LA INMORTALIDAD DEL ALMA
 
¿Somos realmente inmortales? Afirmar que el alma es inmortal equivale a matar a la muerte convirtiéndola en simple tránsito. Este asesinato se justifica desde el punto de vista humano, no del divino. Tememos a la muerte porque sabemos todo lo que implica vivir, se trata de algo demasiado valioso como para que pueda desaparecer del todo... Miguel de Unamuno es quizá el mejor representante de este temor humano a la desaparición absoluta del Yo, en su obra Del sentimiento trágico de la vida escribió: "Porque para mí, el hacerme otro, rompiendo la unidad y la continuidad de mi vida, es dejar de ser el que soy; es decir, es sencillamente dejar de ser. Y esto no; ¡todo antes que esto!". En efecto, este sentimiento agónico del escritor lo sufrimos todos en mayor o menor medida.

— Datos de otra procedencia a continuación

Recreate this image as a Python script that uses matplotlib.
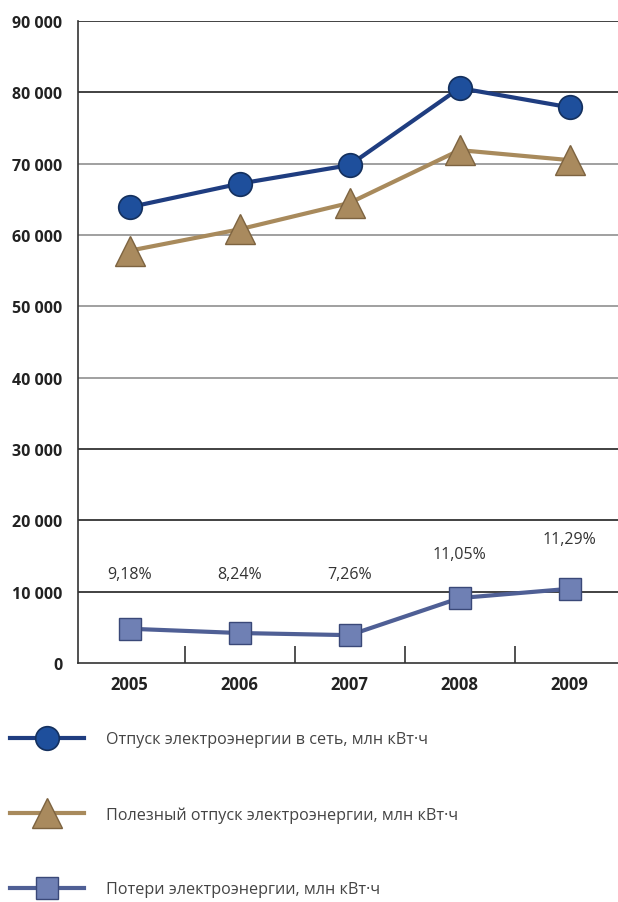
import matplotlib.pyplot as plt
from matplotlib.lines import Line2D

plt.rcParams['font.family'] = ['Open Sans', 'DejaVu Sans']

# data
years = ['2005', '2006', '2007', '2008', '2009']
supply = [63900, 67200, 69800, 80600, 77900]      # отпуск в сеть
useful = [57800, 60800, 64500, 71900, 70500]      # полезный отпуск
losses = [4800, 4200, 3900, 9100, 10400]          # потери
loss_pct = ['9,18%', '8,24%', '7,26%', '11,05%', '11,29%']
pct_y = [12500, 12500, 12500, 15300, 17400]

yticks = [0, 10000, 20000, 30000, 40000, 50000, 60000, 70000, 80000, 90000]
ytick_labels = ['0', '10 000', '20 000', '30 000', '40 000', '50 000',
                '60 000', '70 000', '80 000', '90 000']
grid_colors = ['#333333', '#333333', '#333333', '#333333', '#999999', '#999999',
               '#999999', '#999999', '#333333', '#333333']

labels = ['Отпуск электроэнергии в сеть, млн кВт·ч',
          'Полезный отпуск электроэнергии, млн кВт·ч',
          'Потери электроэнергии, млн кВт·ч']

fig = plt.figure(figsize=(6.18, 9.03), dpi=100)
ax = fig.add_axes([0.126, 0.2647, 0.874, 0.7109])

x = list(range(len(years)))

# gridlines
for v, c in zip(yticks[1:], grid_colors[1:]):
    ax.axhline(v, color=c, lw=1.3, zorder=1)

s1 = dict(color='#1f3d80', lw=3.0, marker='o', ms=17, mfc='#1e4f9c', mec='#14305e', mew=1.2)
s2 = dict(color='#a88a5c', lw=3.0, marker='^', ms=22, mfc='#a98a5e', mec='#7d6340', mew=1.0)
s3 = dict(color='#4f5f95', lw=3.0, marker='s', ms=16, mfc='#6f80b4', mec='#3a4878', mew=1.0)

ax.plot(x, supply, zorder=3, **s1)
ax.plot(x, useful, zorder=3, **s2)
ax.plot(x, losses, zorder=3, **s3)

for xi, t, yv in zip(x, loss_pct, pct_y):
    ax.text(xi, yv, t, ha='center', va='center', fontsize=11.5, color='#333333')

ax.set_xlim(-0.47, 4.44)
ax.set_ylim(0, 90000)
ax.set_yticks(yticks)
ax.set_yticklabels(ytick_labels, fontsize=11.5, fontweight='bold', color='#222222')
ax.set_xticks(x)
ax.set_xticklabels(years, fontsize=12, fontweight='bold', color='#222222')
ax.set_xticks([0.5, 1.5, 2.5, 3.5], minor=True)
ax.tick_params(axis='x', which='major', length=0, pad=9)
ax.tick_params(axis='x', which='minor', direction='in', length=12, width=1.2, color='#333333')
ax.tick_params(axis='y', length=0, pad=11)

for sp in ['top', 'right']:
    ax.spines[sp].set_visible(False)
ax.spines['left'].set_color('#333333')
ax.spines['bottom'].set_color('#333333')
ax.spines['left'].set_linewidth(1.2)
ax.spines['bottom'].set_linewidth(1.2)

# legend
handles = [Line2D([], [], **s1), Line2D([], [], **s2), Line2D([], [], **s3)]
fig.legend(handles, labels, loc='upper left', bbox_to_anchor=(-0.008, 0.205),
           frameon=False, fontsize=11.6, labelspacing=3.65, handlelength=4.6,
           handletextpad=1.4, labelcolor='#444444')

fig.savefig('out.png', dpi=100)
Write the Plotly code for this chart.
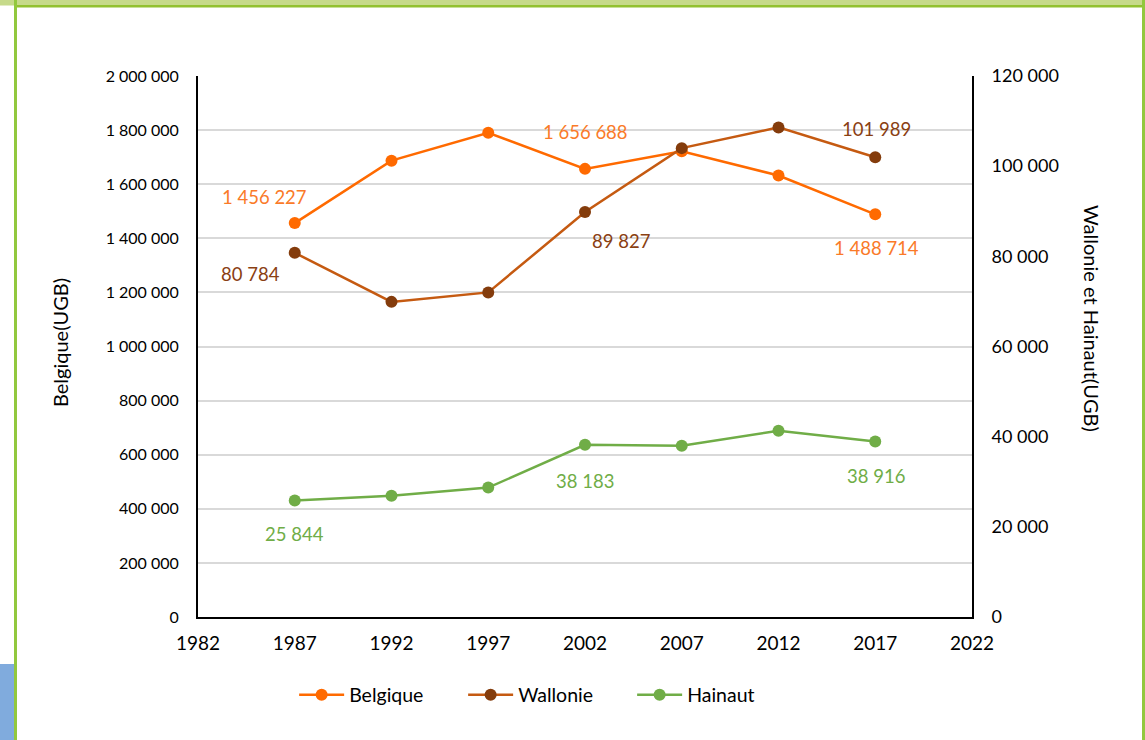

Por otra parte, hay quien ha querido ver ante semejante invención escatológica el miedo a no contar para los otros, para nuestros semejantes, que al fin y al cabo son los que nos hacen específicamente humanos, en palabras de Fernando Savater: "La sociedad humana no sólo es cooperativa como cualquier otra de las agrupaciones zoológicas (remotamente) similares sino también coloquial: cada uno de nosotros crece alimentado por las aportaciones simbólicas que recibimos de los demás y por el reconocimiento que ellos tributan a nuestra integración en la común humanidad".

¿Qué se gana matando a la muerte? La tranquilidad que produce el descreimiento de una muerte injustificadamente propia. El tema está por estudiar, como dijo el gran Elias Canetti: "Tampoco se ha meditado a fondo sobre las consecuencias racionales de un mundo sin muerte".